You’ll run outreg2 after estimating a regression. It takes your results and saves them to a table. You can run it multiple time and generate columns of results within the same excel sheet, which is pretty handy! The general format of outreg2 is this:

// You can copy and paste this into stata, and it should work! But note that it will save to your working directory

sysuse auto,clear

// Specification 1
regress mpg foreign weight headroom trunk length turn displacement
outreg2 using myfile.xls, replace 

// Specification 2  (add on)
regress mpg foreign weight headroom trunk length turn displacement,robust
outreg2 using myfile.xls, append 

You can customize, with lots of options! (see help outreg2, or check out these resources)

What sort of things?

  • Export directly to Word
    • outreg2 using myfile, word replace
  • Add summary statistics and p-values
    • See here for more details
  • Add notes
    • outreg2 using myfile, addnote(Dummy variables not shown)
  • Report only some variables
    • outreg2 using myfile, keep(mpg foreign)
  • Modify number of decimal places
    • outreg2 using myfile, dec(5)
  • You can use a loop to make a whole set of columns!

An example:


 sysuse auto,clear
 local r "replace"
   forval num=1/5 {
       regress mpg weight headroom if rep78==`num'
       sum mpg if rep78 == `num'
       local mean = `r(mean)'
       outreg2 using myfile.xls, `r' keep(headroom) title("Sample Graph") nocons addtext("Rep78", `num') addstat("Mean", `mean') auto(2) bracket
   
   local r "append"
   }

Exercises

Today we’re going to work with voucher.dta, a data set of student performance from Rouse (1998).
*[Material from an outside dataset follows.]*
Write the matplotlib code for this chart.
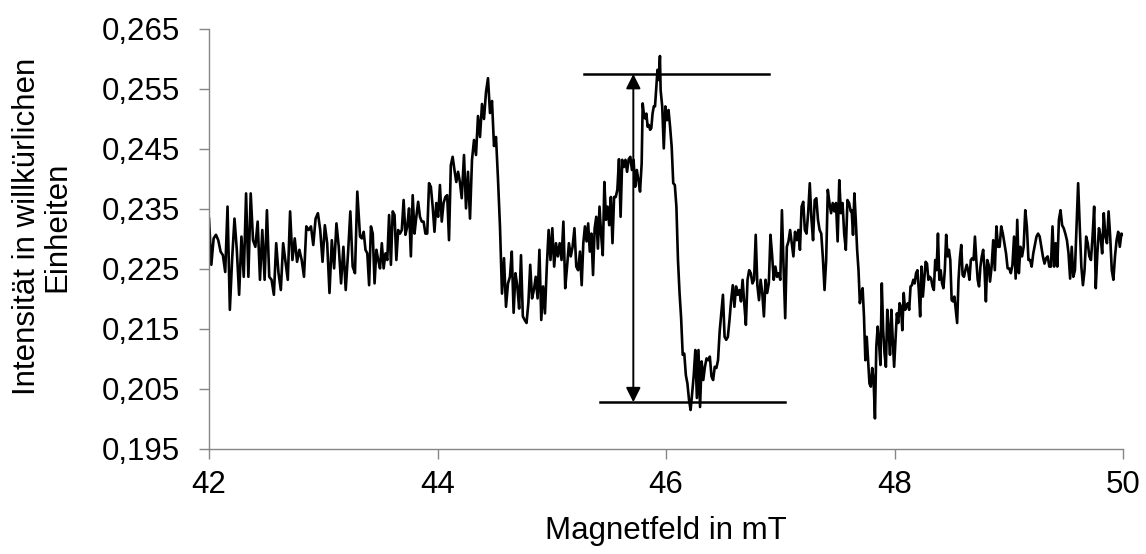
import numpy as np
import matplotlib
matplotlib.use("Agg")
import matplotlib.pyplot as plt
from matplotlib.ticker import FuncFormatter, FixedLocator

plt.rcParams['font.family'] = ['Liberation Sans', 'DejaVu Sans']

# ---- data: (start field, end field) in mT and intensities ----
seg1_range = (42.000, 43.298)
seg1 = [0.2334, 0.2257, 0.2301, 0.2307, 0.2298, 0.2279, 0.2273, 0.2245, 0.2354, 0.2182,
        0.2268, 0.2334, 0.2282, 0.2207, 0.2304, 0.2237, 0.2376, 0.2237, 0.2376, 0.2298,
        0.2287, 0.2329, 0.2232, 0.2315, 0.2232, 0.2348, 0.2237, 0.2232, 0.2207, 0.2293,
        0.2243, 0.2215, 0.2293, 0.2262, 0.2232, 0.2346, 0.2265, 0.2301, 0.2262, 0.2282,
        0.2265, 0.2237, 0.2321, 0.2315, 0.2321, 0.2290, 0.2334, 0.2343, 0.2315, 0.2262,
        0.2323, 0.2293, 0.2210, 0.2298, 0.2251, 0.2326, 0.2287, 0.2226, 0.2287, 0.2215,
        0.2276, 0.2346, 0.2254, 0.2243, 0.2379]

seg2_range = (43.322, 44.212)
seg2 = [0.2304, 0.2301, 0.2312, 0.2282, 0.2276, 0.2223, 0.2321, 0.2309, 0.2226, 0.2282,
        0.2265, 0.2251, 0.2293, 0.2251, 0.2276, 0.2265, 0.2340, 0.2257, 0.2346, 0.2340,
        0.2265, 0.2315, 0.2309, 0.2315, 0.2365, 0.2307, 0.2321, 0.2351, 0.2271, 0.2373,
        0.2309, 0.2337, 0.2362, 0.2337, 0.2329, 0.2329, 0.2309, 0.2309, 0.2393, 0.2387,
        0.2354, 0.2312, 0.2360, 0.2337, 0.2390, 0.2329, 0.2360, 0.2370, 0.2373, 0.2298,
        0.2423, 0.2437, 0.2415, 0.2395, 0.2412, 0.2395, 0.2368]

seg3_range = (44.232, 44.617)
seg3 = [0.2440, 0.2351, 0.2412, 0.2334, 0.2432, 0.2465, 0.2440, 0.2505, 0.2470, 0.2525,
        0.2500, 0.2545, 0.2568, 0.2510, 0.2530, 0.2455, 0.2470, 0.2400, 0.2320, 0.2209,
        0.2268, 0.2187, 0.2226]

seg4_range = (44.634, 45.247)
seg4 = [0.2237, 0.2279, 0.2177, 0.2243, 0.2221, 0.2184, 0.2273, 0.2171, 0.2165, 0.2160,
        0.2193, 0.2257, 0.2201, 0.2215, 0.2237, 0.2201, 0.2282, 0.2165, 0.2221, 0.2176,
        0.2254, 0.2315, 0.2265, 0.2318, 0.2254, 0.2293, 0.2271, 0.2293, 0.2265, 0.2329,
        0.2218, 0.2254, 0.2293, 0.2271, 0.2287, 0.2318, 0.2254, 0.2248, 0.2279]

seg5_range = (45.262, 45.787)
seg5 = [0.2223, 0.2293, 0.2321, 0.2296, 0.2326, 0.2279, 0.2309, 0.2240, 0.2318, 0.2337,
        0.2284, 0.2354, 0.2307, 0.2273, 0.2395, 0.2332, 0.2354, 0.2323, 0.2370, 0.2293,
        0.2370, 0.2370, 0.2382, 0.2433, 0.2337, 0.2432, 0.2420, 0.2432, 0.2412, 0.2433,
        0.2437, 0.2415, 0.2432, 0.2387, 0.2415, 0.2398, 0.2379, 0.2426]

seg6_range = (45.796, 45.947)
seg6 = [0.2526, 0.2507, 0.2501, 0.2509, 0.2487, 0.2490, 0.2482, 0.2485, 0.2509, 0.2521,
        0.2521, 0.2551, 0.2582, 0.2565, 0.2605]

seg7_range = (45.953, 46.298)
seg7 = [0.2548, 0.2521, 0.2451, 0.2521, 0.2498, 0.2515, 0.2487, 0.2454, 0.2393, 0.2390,
        0.2354, 0.2265, 0.2210, 0.2168, 0.2107, 0.2109, 0.2073, 0.2059, 0.2032, 0.2015,
        0.2043, 0.2073, 0.2115, 0.2035, 0.2115, 0.2020]

seg8_range = (46.312, 47.617)
seg8 = [0.2096, 0.2065, 0.2087, 0.2101, 0.2098, 0.2104, 0.2071, 0.2065, 0.2087, 0.2085,
        0.2098, 0.2146, 0.2176, 0.2207, 0.2137, 0.2132, 0.2137, 0.2165, 0.2198, 0.2223,
        0.2187, 0.2221, 0.2207, 0.2215, 0.2196, 0.2232, 0.2193, 0.2157, 0.2232, 0.2248,
        0.2243, 0.2226, 0.2232, 0.2307, 0.2223, 0.2198, 0.2232, 0.2210, 0.2171, 0.2232,
        0.2210, 0.2226, 0.2307, 0.2273, 0.2232, 0.2254, 0.2237, 0.2243, 0.2232, 0.2348,
        0.2254, 0.2168, 0.2287, 0.2296, 0.2315, 0.2293, 0.2271, 0.2312, 0.2298, 0.2315,
        0.2282, 0.2354, 0.2362, 0.2315, 0.2309, 0.2343, 0.2393, 0.2334, 0.2298, 0.2365,
        0.2368, 0.2332, 0.2315, 0.2309, 0.2268, 0.2215, 0.2265, 0.2382, 0.2360, 0.2343,
        0.2360, 0.2346, 0.2360, 0.2296, 0.2398, 0.2343, 0.2360, 0.2309, 0.2282, 0.2365,
        0.2360, 0.2346]

seg9_range = (47.625, 48.824)
seg9 = [0.2348, 0.2307, 0.2376, 0.2332, 0.2282, 0.2248, 0.2193, 0.2210, 0.2218, 0.2171,
        0.2098, 0.2137, 0.2098, 0.2059, 0.2054, 0.2085, 0.2065, 0.2001, 0.2121, 0.2154,
        0.2126, 0.2090, 0.2226, 0.2148, 0.2109, 0.2087, 0.2182, 0.2148, 0.2107, 0.2182,
        0.2132, 0.2087, 0.2132, 0.2176, 0.2160, 0.2193, 0.2187, 0.2148, 0.2210, 0.2182,
        0.2187, 0.2193, 0.2182, 0.2221, 0.2223, 0.2232, 0.2226, 0.2243, 0.2248, 0.2215,
        0.2171, 0.2254, 0.2204, 0.2234, 0.2262, 0.2259, 0.2232, 0.2237, 0.2234, 0.2221,
        0.2215, 0.2265, 0.2248, 0.2309, 0.2232, 0.2248, 0.2226, 0.2218, 0.2248, 0.2307,
        0.2271, 0.2282, 0.2265, 0.2198, 0.2196, 0.2204, 0.2182, 0.2160, 0.2232, 0.2268,
        0.2290, 0.2240, 0.2237, 0.2248, 0.2257, 0.2248, 0.2232, 0.2265, 0.2268, 0.2265,
        0.2304, 0.2265, 0.2232, 0.2221, 0.2254, 0.2271, 0.2282, 0.2248, 0.2196, 0.2265,
        0.2257]

seg10_range = (48.836, 50.000)
seg10 = [0.2229, 0.2254, 0.2298, 0.2248, 0.2321, 0.2287, 0.2287, 0.2321, 0.2309, 0.2293,
         0.2276, 0.2251, 0.2251, 0.2243, 0.2257, 0.2304, 0.2234, 0.2332, 0.2243, 0.2287,
         0.2271, 0.2287, 0.2348, 0.2321, 0.2265, 0.2265, 0.2254, 0.2276, 0.2290, 0.2304,
         0.2309, 0.2304, 0.2287, 0.2271, 0.2259, 0.2268, 0.2271, 0.2254, 0.2254, 0.2321,
         0.2254, 0.2293, 0.2254, 0.2332, 0.2348, 0.2323, 0.2318, 0.2309, 0.2298, 0.2276,
         0.2234, 0.2287, 0.2237, 0.2248, 0.2321, 0.2393, 0.2321, 0.2254, 0.2223, 0.2248,
         0.2304, 0.2293, 0.2271, 0.2265, 0.2304, 0.2354, 0.2218, 0.2276, 0.2318, 0.2304,
         0.2276, 0.2343, 0.2304, 0.2293, 0.2346, 0.2304, 0.2248, 0.2232, 0.2271, 0.2298,
         0.2312, 0.2287, 0.2309, 0.2307]

segments = [(seg1_range, seg1), (seg2_range, seg2), (seg3_range, seg3), (seg4_range, seg4),
            (seg5_range, seg5), (seg6_range, seg6), (seg7_range, seg7), (seg8_range, seg8),
            (seg9_range, seg9), (seg10_range, seg10)]

field = np.concatenate([np.linspace(r[0], r[1], len(v)) for r, v in segments])
intensity = np.concatenate([np.array(v) for r, v in segments])

# annotation (peak-to-peak marker) in data units
top_level = 0.2575
top_span = (45.28, 46.90)
bottom_level = 0.2028
bottom_span = (45.42, 47.04)
arrow_x = 45.714

x_ticks = [42, 44, 46, 48, 50]
y_ticks = [0.195, 0.205, 0.215, 0.225, 0.235, 0.245, 0.255, 0.265]

# ---- figure ----
fig = plt.figure(figsize=(11.46, 5.54), dpi=100)
ax = fig.add_axes([209/1146, 1 - 449/554, (1123 - 209)/1146, (449 - 29)/554])

ax.plot(field, intensity, color='black', lw=1.9, solid_joinstyle='round')

ax.plot(top_span, [top_level, top_level], color='black', lw=1.8)
ax.plot(bottom_span, [bottom_level, bottom_level], color='black', lw=1.8)
ax.annotate('', xy=(arrow_x, top_level), xytext=(arrow_x, bottom_level),
            arrowprops=dict(arrowstyle='<|-|>', color='black', lw=1.4,
                            mutation_scale=22, shrinkA=0, shrinkB=0))

ax.set_xlim(42, 50)
ax.set_ylim(0.195, 0.265)
ax.xaxis.set_major_locator(FixedLocator(x_ticks))
ax.yaxis.set_major_locator(FixedLocator(y_ticks))
ax.xaxis.set_major_formatter(FuncFormatter(lambda v, p: f"{v:.0f}"))
ax.yaxis.set_major_formatter(FuncFormatter(lambda v, p: f"{v:.3f}".replace('.', ',')))

for s in ['top', 'right']:
    ax.spines[s].set_visible(False)
for s in ['left', 'bottom']:
    ax.spines[s].set_color('#868686')
    ax.spines[s].set_linewidth(1.0)
ax.tick_params(axis='both', direction='out', length=7, width=1.0, color='#868686',
               labelsize=22.5, labelcolor='black')
ax.tick_params(axis='y', pad=14)
ax.tick_params(axis='x', pad=8)

ax.set_xlabel('Magnetfeld in mT', fontsize=22.5)
ax.xaxis.set_label_coords(0.5, -0.16)
ax.set_ylabel('Intensität in willkürlichen\nEinheiten', fontsize=22.5, multialignment='center',
              linespacing=1.0)
ax.yaxis.set_label_coords(-0.150, 0.53)

fig.savefig('out.png', dpi=100)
She measures the impact of private school vouchers on student achievement. The final measure of student performance we’re interested in is mnce, their math test scores in 1994 (after up to four years in the private school). We also have some measures of baseline performance, their math test score in 1990 (mnce90). The variable choiceyrs is the number of years enrolled in a private school, and selectyrs is the number of years a student was selected to receive a voucher to fund enrolling in a private school.

  1. In your do-file, start a log and open voucher.dta.

  2. Summarize your data. Of the 990 students in the sample, how many were never awarded a voucher? How many had a voucher for all four years? How many actually attended a choice school for four years?

  3. Predict the relationship between choice school attendance and math scores by regressing math scores mnce (dependent variable) on number of years enrolled in a choice school choiceyrs (independent variable). What do you find? Is this what you expect? What happens if you add in the variables black, hispanic, and female? Write your results in equation form.

  4. Why might choiceyrs be endogenous? Explain:

  5. Now, estimate a regression of \(choiceyrs\) (dependent variable) on \(selectyrs\) (independent variable), including race/ethnicity and gender controls. Why is this a reasonable choice of an instrument? What is the F-statistic on selectyrs? (Hint: You can use the testparm command for a hypothesis test with just one coefficient)

  6. Based on the previous regression, use the predict command to generate a predicted \(\widehat{choiceyrs}\). Estimate the regression of \(mnce\) on \(\widehat{choiceyrs}\), including race/ethnicity and gender controls. Write the estimated equation. How does your result compare to your OLS estimate?)

  7. Re-estimate a regression of \(mnce\) (dependent variable) on \(choiceyrs\) (independent variable) using \(selectyrs\) as an instrument for \(choiceyrs\). However, this time, estimate the equation in one command line using ivregress 2sls. How do your results change, if at all?

  8. Repeat your IV analysis, but this time include a control for baseline achievement by adding \(mnce90\). Write the results in equation form below. Do you find these results convincing? Explain.

  9. We can also use multiple instruments for multiple endogenous variables. The variables \(choiceyrs1\), \(choiceyrs2\), etc. are dummy variables indicating the different number of years a student could have been in a choice school. Similarly, \(selectyrs1\), \(selectyrs2\), etc. have a similar definition, but for being selected from the lottery.

    Estimate the following equation using IV. \[\begin{split} mnce &= \beta_0 + \beta_1 choiceyrs_1 + \beta_2 choiceyrs_2 + \beta_3 choiceyrs_3 + \beta_4 choiceyrs_4 + \\ & \beta_5 black + \beta_6 hispanic + \beta_7 female + \beta_8 mnce90 + u \end{split}\]

  10. Finally, go back through your regressions in your do-file. After each regression (there should be six: OLS without controls, OLS with controls, IV by hand, IV using ivregress, IV with \(mnce90\), and IV with multiple instruments), add a line of code to output the results to a word or excel file using outreg2.

    Include a table with your results with your submission - there should be six columns in one table. Note that you can use the append option to add each regression as a new column, rather than a new file.

References: Rouse, Cecilia Elena (1998), “Private School Vouchers and Student Achievement: An Evaluation of the Milwaukee Parental Choice Program,” The Quarterly Journal of Economics 113(2), 553-602.